# DIRECTION
Can you set down, exactly as they appear below, the lines from the opening of the material through the one bearing "9.66e-6, 1.85e-6, 1.36e-7];", minus the pictures?

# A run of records

--------

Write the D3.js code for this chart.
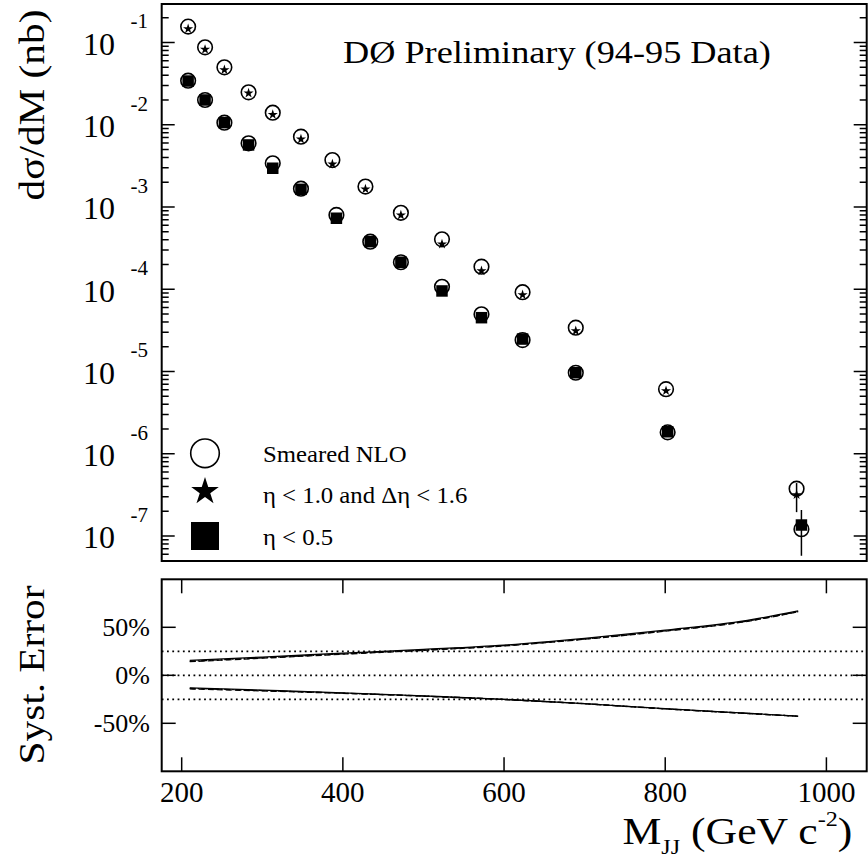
<!DOCTYPE html>
<html>
<head>
<meta charset="utf-8">
<script src="https://cdn.jsdelivr.net/npm/d3@7"></script>
<style>
  body { margin: 0; background: #fff; }
  text { font-family: "Liberation Serif", "Times New Roman", serif; fill: #000; }
</style>
</head>
<body>
<svg class="chart"></svg>
<script>
// bin centres in M_JJ (GeV)
const massStar = [208, 229, 253, 283, 313, 348, 387, 428, 472, 523, 572, 623, 689, 801, 963];
const massSquare = [208, 229, 253, 283, 313, 348, 392, 434, 472, 523, 572, 623, 689, 803, 969];

// d sigma / dM (nb)
const nloStar = [0.156, 0.0874, 0.0499, 0.0248, 0.0140, 0.00716, 0.00372, 0.00177, 8.5e-4, 4.05e-4, 1.88e-4, 9.2e-5, 3.41e-5, 6.1e-6, 3.76e-7];
const dataStar = [0.150, 0.0841, 0.0476, 0.0248, 0.0136, 0.00684, 0.00340, 0.00169, 8.15e-4, 3.62e-4, 1.71e-4, 8.75e-5, 3.19e-5, 5.96e-6, 3.24e-7];
const nloSquare = [0.0343, 0.0200, 0.0106, 0.00594, 0.00340, 0.00167, 8.0e-4, 3.79e-4, 2.13e-4, 1.07e-4, 4.96e-5, 2.41e-5, 9.66e-6, 1.82e-6, 1.21e-7];
const dataSquare = [0.0340, 0.0200, 0.0106, 0.00568, 0.00296, 0.00164, 7.3e-4, 3.79e-4, 2.13e-4, 9.53e-5, 4.51e-5, 2.48e-5, 9.66e-6, 1.85e-6, 1.36e-7];

// stat errors (only the last bin is visible outside the markers)
const starErrUp = [0, 0, 0, 0, 0, 0, 0, 0, 0, 0, 0, 0, 0, 0, 1.16e-7];
const starErrDown = [0, 0, 0, 0, 0, 0, 0, 0, 0, 0, 0, 0, 0, 0, 1.29e-7];
const squareErrUp = [0, 0, 0, 0, 0, 0, 0, 0, 0, 0, 0, 0, 0, 0, 0.71e-7];
const squareErrDown = [0, 0, 0, 0, 0, 0, 0, 0, 0, 0, 0, 0, 0, 0, 0.785e-7];

// systematic error band (%)
const sysMass = [210, 300, 400, 500, 600, 700, 800, 900, 965];
const sysUpSolid = [15.5, 19, 23, 27, 31.5, 38.5, 47, 57, 67];
const sysUpDash = [14.2, 17.8, 22, 26, 30.6, 37.6, 46, 56, 66.2];
const sysUpDashDot = [14.6, 18.2, 22.3, 26.3, 30.9, 37.8, 46.3, 56.3, 66.4];
const sysDownSolid = [-13, -15.5, -18.3, -21.5, -25, -29.5, -34.8, -39.5, -42.5];
const sysDownDash = [-14.2, -16.3, -18.8, -21.8, -25.3, -29.7, -35, -39.7, -42.7];
const sysDownDashDot = [-13.6, -15.9, -18.6, -21.6, -25.1, -29.6, -34.9, -39.6, -42.6];
const refLines = [25, 0, -25];

const xTicks = [200, 400, 600, 800, 1000];
const errTicks = [50, 0, -50];
const errTickLabels = ["50%", "0%", "-50%"];

const legendLabels = ["Smeared NLO", "\u03b7 < 1.0 and \u0394\u03b7 < 1.6", "\u03b7 < 0.5"];

let width = 868,
  height = 861;

let svg = d3.select(".chart").attr("width", width).attr("height", height);

// panel edges
const L = 161.7, R = 866.7;
const topT = 4, topB = 561;
const botT = 579.3, botB = 771.3;

let x = d3.scaleLinear().domain([175.2, 1050]).range([L, R]);
let y = d3.scaleLog().domain([Math.pow(10, -7.304), Math.pow(10, -0.532)]).range([topB, topT]);
let yErr = d3.scaleLinear().domain([-100, 100]).range([botB, botT]);

// ---------- top panel ----------
svg.append("rect")
  .attr("x", L).attr("y", topT).attr("width", R - L).attr("height", topB - topT)
  .attr("fill", "none").attr("stroke", "#000").attr("stroke-width", 2);

let logTicks = d3.range(-8, 1)
  .flatMap(e => d3.range(1, 10).map(k => k * Math.pow(10, e)))
  .filter(v => v >= y.domain()[0] && v <= y.domain()[1]);

function isMajor(v) {
  let l = Math.log10(v);
  return Math.abs(l - Math.round(l)) < 1e-6;
}

let ticksTop = svg.append("g").attr("stroke", "#000").attr("stroke-width", 1.5);
logTicks.forEach(v => {
  let len = isMajor(v) ? 13 : 7;
  ticksTop.append("line").attr("x1", L).attr("x2", L + len).attr("y1", y(v)).attr("y2", y(v));
  ticksTop.append("line").attr("x1", R).attr("x2", R - len).attr("y1", y(v)).attr("y2", y(v));
});

// 10^n labels
logTicks.filter(isMajor).forEach(v => {
  let e = Math.round(Math.log10(v));
  svg.append("text").attr("x", 115).attr("y", y(v) + 12.5)
    .attr("text-anchor", "end").style("font-size", "32px").text("10");
  svg.append("text").attr("x", 148).attr("y", y(v) - 14)
    .attr("text-anchor", "end").style("font-size", "21px").text(e);
});

// y title
svg.append("text")
  .attr("transform", "translate(44,105) rotate(-90) scale(1.18,1)")
  .attr("text-anchor", "middle").style("font-size", "35px")
  .text("d\u03c3/dM (nb)");

// header
svg.append("text")
  .attr("transform", "translate(343,63.3) scale(1.17,1)")
  .style("font-size", "31px")
  .text("D\u00d8 Preliminary (94-95 Data)");

// smeared NLO circles
svg.selectAll(".nloStar").data(massStar).enter().append("circle")
  .attr("cx", (d, i) => x(d)).attr("cy", (d, i) => y(nloStar[i])).attr("r", 7.3)
  .attr("fill", "none").attr("stroke", "#000").attr("stroke-width", 1.6);
svg.selectAll(".nloSquare").data(massSquare).enter().append("circle")
  .attr("cx", (d, i) => x(d)).attr("cy", (d, i) => y(nloSquare[i])).attr("r", 7.3)
  .attr("fill", "none").attr("stroke", "#000").attr("stroke-width", 1.6);

// error bars
svg.selectAll(".errStar").data(massStar.filter((d, i) => starErrUp[i] > 0 || starErrDown[i] > 0)).enter()
  .append("line")
  .attr("x1", d => x(d)).attr("x2", d => x(d))
  .attr("y1", d => { let i = massStar.indexOf(d); return y(dataStar[i] + starErrUp[i]); })
  .attr("y2", d => { let i = massStar.indexOf(d); return y(dataStar[i] - starErrDown[i]); })
  .attr("stroke", "#000").attr("stroke-width", 1.5);
svg.selectAll(".errSquare").data(massSquare.filter((d, i) => squareErrUp[i] > 0 || squareErrDown[i] > 0)).enter()
  .append("line")
  .attr("x1", d => x(d)).attr("x2", d => x(d))
  .attr("y1", d => { let i = massSquare.indexOf(d); return y(dataSquare[i] + squareErrUp[i]); })
  .attr("y2", d => { let i = massSquare.indexOf(d); return y(dataSquare[i] - squareErrDown[i]); })
  .attr("stroke", "#000").attr("stroke-width", 1.5);

// data markers
let star = d3.symbol().type(d3.symbolStar).size(32);
let square = d3.symbol().type(d3.symbolSquare).size(132);
svg.selectAll(".star").data(massStar).enter().append("path")
  .attr("d", star)
  .attr("transform", (d, i) => `translate(${x(d)},${y(dataStar[i]) + 0.8})`)
  .attr("fill", "#000");
svg.selectAll(".square").data(massSquare).enter().append("path")
  .attr("d", square)
  .attr("transform", (d, i) => `translate(${x(d)},${y(dataSquare[i])})`)
  .attr("fill", "#000");

// legend
let legY = [453.3, 491.5, 536];
let lg = svg.append("g");
lg.append("circle").attr("cx", 205).attr("cy", legY[0]).attr("r", 14.3)
  .attr("fill", "none").attr("stroke", "#000").attr("stroke-width", 1.6);
lg.append("path").attr("d", d3.symbol().type(d3.symbolStar).size(236))
  .attr("transform", `translate(205,${legY[1]})`).attr("fill", "#000");
lg.append("path").attr("d", d3.symbol().type(d3.symbolSquare).size(784))
  .attr("transform", `translate(205,${legY[2]})`).attr("fill", "#000");
let legBase = [461.7, 502.7, 545];
legendLabels.forEach((t, i) => {
  lg.append("text")
    .attr("transform", `translate(263,${legBase[i]}) scale(1.1,1)`)
    .style("font-size", "22.5px").text(t);
});

// ---------- bottom panel ----------
svg.append("rect")
  .attr("x", L).attr("y", botT).attr("width", R - L).attr("height", botB - botT)
  .attr("fill", "none").attr("stroke", "#000").attr("stroke-width", 2);

let ticksBot = svg.append("g").attr("stroke", "#000").attr("stroke-width", 1.5);
xTicks.forEach(v => {
  ticksBot.append("line").attr("x1", x(v)).attr("x2", x(v)).attr("y1", botT).attr("y2", botT + 14);
  ticksBot.append("line").attr("x1", x(v)).attr("x2", x(v)).attr("y1", botB).attr("y2", botB - 14);
});
errTicks.forEach(v => {
  ticksBot.append("line").attr("x1", L).attr("x2", L + 14).attr("y1", yErr(v)).attr("y2", yErr(v));
  ticksBot.append("line").attr("x1", R).attr("x2", R - 14).attr("y1", yErr(v)).attr("y2", yErr(v));
});

svg.selectAll(".xlab").data(xTicks).enter().append("text")
  .attr("x", d => x(d)).attr("y", 801.7).attr("text-anchor", "middle")
  .style("font-size", "29px").text(d => d);

svg.selectAll(".elab").data(errTicks).enter().append("text")
  .attr("x", 150).attr("y", d => yErr(d) + 9).attr("text-anchor", "end")
  .style("font-size", "26px").text((d, i) => errTickLabels[i]);

// dotted reference lines
svg.selectAll(".ref").data(refLines).enter().append("line")
  .attr("x1", L).attr("x2", R).attr("y1", d => yErr(d)).attr("y2", d => yErr(d))
  .attr("stroke", "#000").attr("stroke-width", 1.8).attr("stroke-dasharray", "1.8,3.5");

let line = d3.line().x(d => x(d[0])).y(d => yErr(d[1])).curve(d3.curveMonotoneX);
let curves = [
  [sysUpSolid, null], [sysUpDash, "6,3"], [sysUpDashDot, "6,2,1.5,2"],
  [sysDownSolid, null], [sysDownDash, "6,3"], [sysDownDashDot, "6,2,1.5,2"]
];
curves.forEach(c => {
  svg.append("path")
    .attr("d", line(sysMass.map((m, i) => [m, c[0][i]])))
    .attr("fill", "none").attr("stroke", "#000").attr("stroke-width", 1.3)
    .attr("stroke-dasharray", c[1]);
});

svg.append("text")
  .attr("transform", "translate(44,675) rotate(-90) scale(1.18,1)")
  .attr("text-anchor", "middle").style("font-size", "35px")
  .text("Syst. Error");

// x title
let xt = svg.append("text")
  .attr("transform", "translate(622.5,844) scale(1.15,1)")
  .style("font-size", "38px");
xt.append("tspan").text("M");
xt.append("tspan").attr("dy", 10).style("font-size", "21px").text("JJ");
xt.append("tspan").attr("dy", -10).text(" (GeV c");
xt.append("tspan").attr("dy", -18).style("font-size", "21px").text("-2");
xt.append("tspan").attr("dy", 18).text(")");
</script>
</body>
</html>
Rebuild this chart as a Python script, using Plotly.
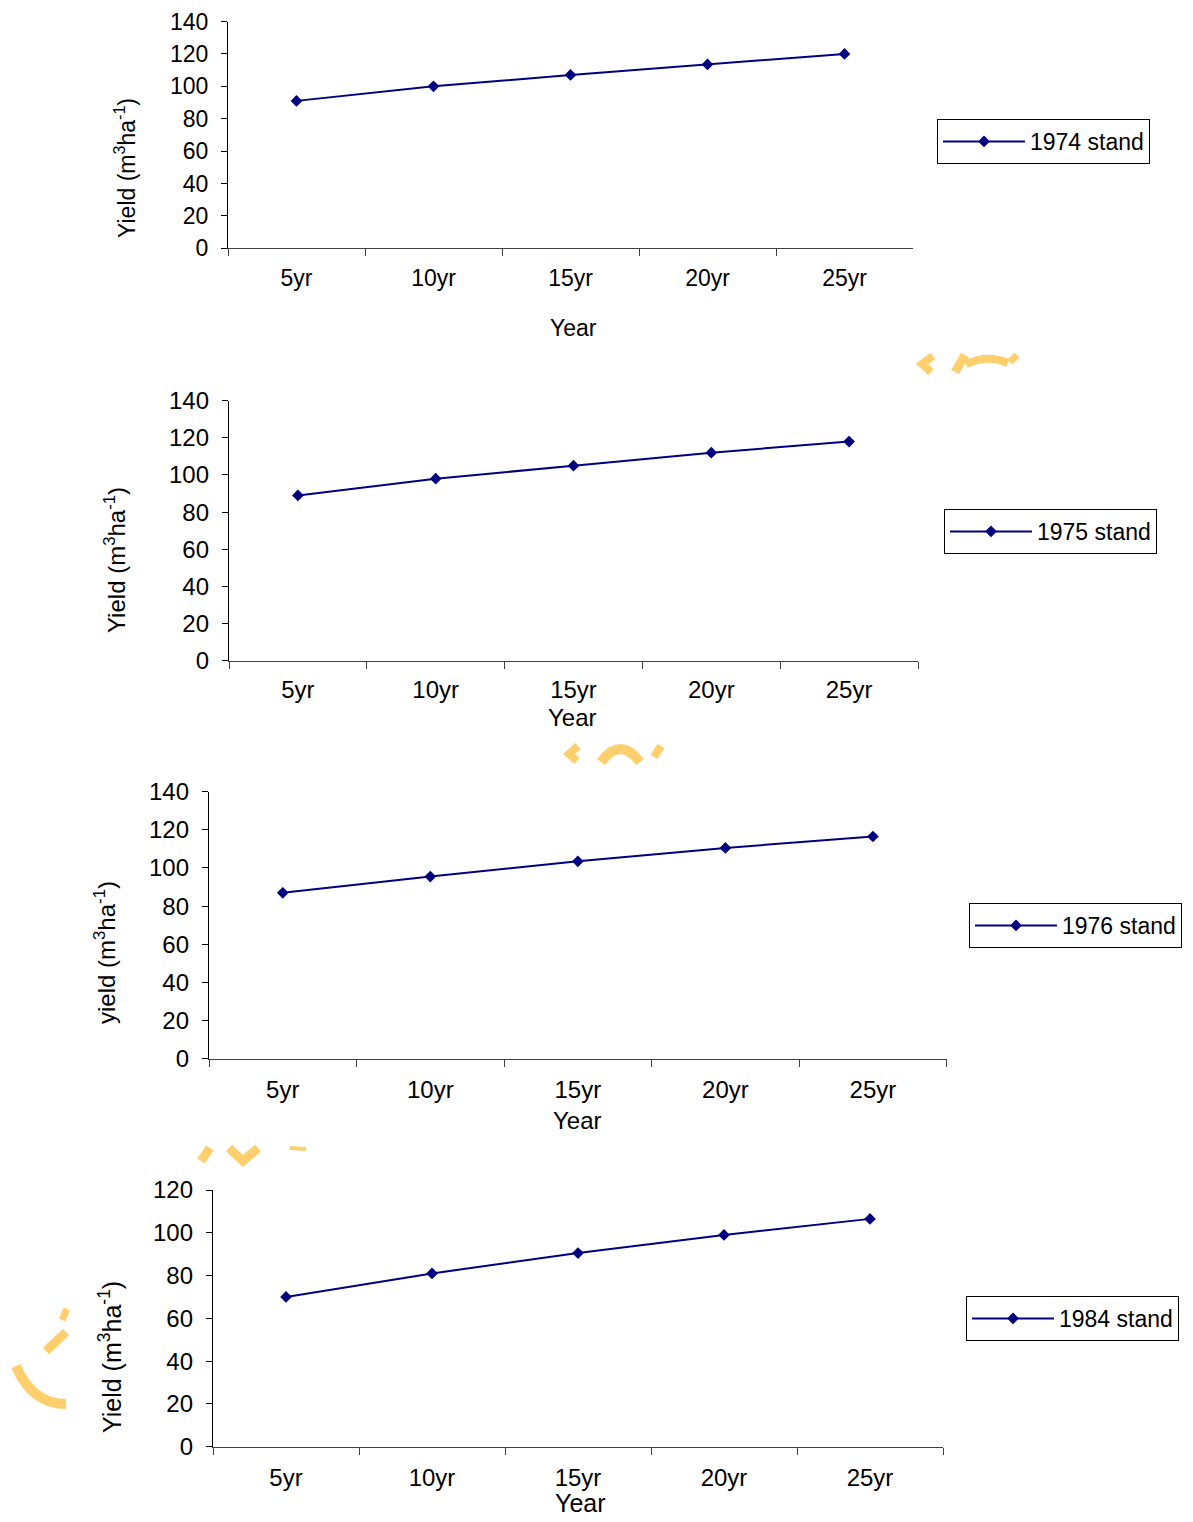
import plotly.graph_objects as go

W, H = 1193, 1522

# ---- data -------------------------------------------------------------
periods = ["5yr", "10yr", "15yr", "20yr", "25yr"]
yield_1974 = [91, 100, 107, 113.5, 120]
yield_1975 = [89, 98, 105, 112, 118]
yield_1976 = [87, 95.5, 103.5, 110.5, 116.5]
yield_1984 = [70, 81, 90.5, 99, 106.5]
stand_names = ["1974 stand", "1975 stand", "1976 stand", "1984 stand"]
y_titles = [
    "Yield (m<sup>3</sup>ha<sup>-1</sup>)",
    "Yield (m<sup>3</sup>ha<sup>-1</sup>)",
    "yield (m<sup>3</sup>ha<sup>-1</sup>)",
    "Yield (m<sup>3</sup>ha<sup>-1</sup>)",
]
y_max = [140, 140, 140, 120]
x_title = "Year"

series = [yield_1974, yield_1975, yield_1976, yield_1984]

# ---- panel geometry (pixels: left, right, top, bottom of plot box) ------
boxes = [
    (228, 913, 21.5, 248.3),
    (229, 918, 400.7, 660.7),
    (209, 946.7, 791.7, 1058.7),
    (213, 943, 1190, 1446.7),
]
tick_font = [23, 24, 24, 24]
x_standoff = [9, 7, 9, 9]
title_font = [23, 24, 24, 25]
x_title_pos = [(573, 328), (572, 718), (577, 1120), (580, 1503)]
y_title_pos = [(125, 168), (115, 560), (105, 953), (110, 1357)]
legend_pos = [(937, 119), (944, 509), (969, 903), (966, 1296)]

LINE = "#000080"
FONT = "Liberation Sans, Arial, sans-serif"


def px(x):
    return x / W


def py(y):
    return 1 - y / H


fig = go.Figure()
annotations = []

for i, vals in enumerate(series):
    n = "" if i == 0 else str(i + 1)
    left, right, top, bottom = boxes[i]
    fig.add_trace(go.Scatter(
        x=periods, y=vals, name=stand_names[i],
        mode="lines+markers",
        line=dict(color=LINE, width=2),
        marker=dict(symbol="diamond", size=9, color=LINE),
        xaxis="x" + n, yaxis="y" + n,
        legend="legend" + n,
        showlegend=True,
    ))
    fig.layout["xaxis" + n] = dict(
        domain=[px(left), px(right)], anchor="y" + n,
        type="category", tickson="boundaries",
        range=[-0.5, len(periods) - 0.5],
        showline=True, linecolor="#404040", linewidth=1.3,
        ticks="outside", ticklen=7, tickcolor="#404040", tickwidth=1.3,
        ticklabelstandoff=x_standoff[i],
        showgrid=False, zeroline=False,
        tickfont=dict(family=FONT, size=tick_font[i], color="#000"),
    )
    fig.layout["yaxis" + n] = dict(
        domain=[py(bottom), py(top)], anchor="x" + n,
        range=[0, y_max[i]], dtick=20, tick0=0,
        showline=True, linecolor="#000", linewidth=1.3,
        ticks="outside", ticklen=6, tickcolor="#000", tickwidth=1.3,
        ticklabelstandoff=8,
        showgrid=False, zeroline=False,
        tickfont=dict(family=FONT, size=tick_font[i], color="#000"),
    )
    lx, ly = legend_pos[i]
    fig.layout["legend" + n] = dict(
        x=px(lx), y=py(ly), xanchor="left", yanchor="top",
        bordercolor="#000", borderwidth=1, bgcolor="rgba(0,0,0,0)",
        font=dict(family=FONT, size=23, color="#000"),
        itemwidth=82,
    )
    tx, ty = x_title_pos[i]
    annotations.append(dict(
        x=px(tx), y=py(ty), xref="paper", yref="paper", text=x_title,
        showarrow=False, xanchor="center", yanchor="middle",
        font=dict(family=FONT, size=title_font[i], color="#000"),
    ))
    tx, ty = y_title_pos[i]
    annotations.append(dict(
        x=px(tx), y=py(ty), xref="paper", yref="paper", text=y_titles[i],
        showarrow=False, textangle=-90, xanchor="center", yanchor="middle",
        font=dict(family=FONT, size=title_font[i], color="#000"),
    ))

# ---- faint orange watermark fragments between panels -------------------
WM = "rgba(255,204,102,0.95)"


def stroke(points, width):
    d = "M" + " L".join(f"{px(x):.5f},{py(y):.5f}" for x, y in points)
    return dict(type="path", path=d, xref="paper", yref="paper",
                line=dict(color=WM, width=width), layer="below")


def curve(p0, c, p1, width):
    d = (f"M{px(p0[0]):.5f},{py(p0[1]):.5f} "
         f"Q{px(c[0]):.5f},{py(c[1]):.5f} {px(p1[0]):.5f},{py(p1[1]):.5f}")
    return dict(type="path", path=d, xref="paper", yref="paper",
                line=dict(color=WM, width=width), layer="below")


shapes = [
    stroke([(933, 356), (922, 364), (931, 372)], 8),
    stroke([(955, 372), (965, 355)], 9),
    curve((966, 364), (988, 354), (1008, 363), 8),
    stroke([(1010, 362), (1017, 355)], 7),
    stroke([(578, 746), (569, 754), (577, 761)], 8),
    curve((601, 762), (620, 736), (640, 762), 10),
    stroke([(661, 746), (654, 757)], 8),
    stroke([(210, 1148), (201, 1161)], 9),
    stroke([(229, 1148), (243, 1161), (258, 1148)], 9),
    stroke([(290, 1148), (306, 1149)], 4),
    curve((16, 1366), (32, 1404), (66, 1404), 10),
    stroke([(46, 1351), (66, 1332)], 9),
    stroke([(62, 1320), (67, 1309)], 7),
]

fig.update_layout(
    width=W, height=H,
    margin=dict(l=0, r=0, t=0, b=0, autoexpand=False),
    paper_bgcolor="#fff", plot_bgcolor="#fff",
    annotations=annotations,
    shapes=shapes,
    font=dict(family=FONT, color="#000"),
)

fig.write_html("out.html")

--------

# RESULT
Write the D3.js code for this chart.
<!DOCTYPE html>
<html>
<head>
<meta charset="utf-8">
<script src="https://cdn.jsdelivr.net/npm/d3@7"></script>
<style>
  body { margin: 0; background: #fff; }
  text { font-family: "Liberation Serif", "Times New Roman", serif; fill: #000; }
</style>
</head>
<body>
<svg class="chart"></svg>
<script>
// bin centres in M_JJ (GeV)
const massStar = [208, 229, 253, 283, 313, 348, 387, 428, 472, 523, 572, 623, 689, 801, 963];
const massSquare = [208, 229, 253, 283, 313, 348, 392, 434, 472, 523, 572, 623, 689, 803, 969];

// d sigma / dM (nb)
const nloStar = [0.156, 0.0874, 0.0499, 0.0248, 0.0140, 0.00716, 0.00372, 0.00177, 8.5e-4, 4.05e-4, 1.88e-4, 9.2e-5, 3.41e-5, 6.1e-6, 3.76e-7];
const dataStar = [0.150, 0.0841, 0.0476, 0.0248, 0.0136, 0.00684, 0.00340, 0.00169, 8.15e-4, 3.62e-4, 1.71e-4, 8.75e-5, 3.19e-5, 5.96e-6, 3.24e-7];
const nloSquare = [0.0343, 0.0200, 0.0106, 0.00594, 0.00340, 0.00167, 8.0e-4, 3.79e-4, 2.13e-4, 1.07e-4, 4.96e-5, 2.41e-5, 9.66e-6, 1.82e-6, 1.21e-7];
const dataSquare = [0.0340, 0.0200, 0.0106, 0.00568, 0.00296, 0.00164, 7.3e-4, 3.79e-4, 2.13e-4, 9.53e-5, 4.51e-5, 2.48e-5, 9.66e-6, 1.85e-6, 1.36e-7];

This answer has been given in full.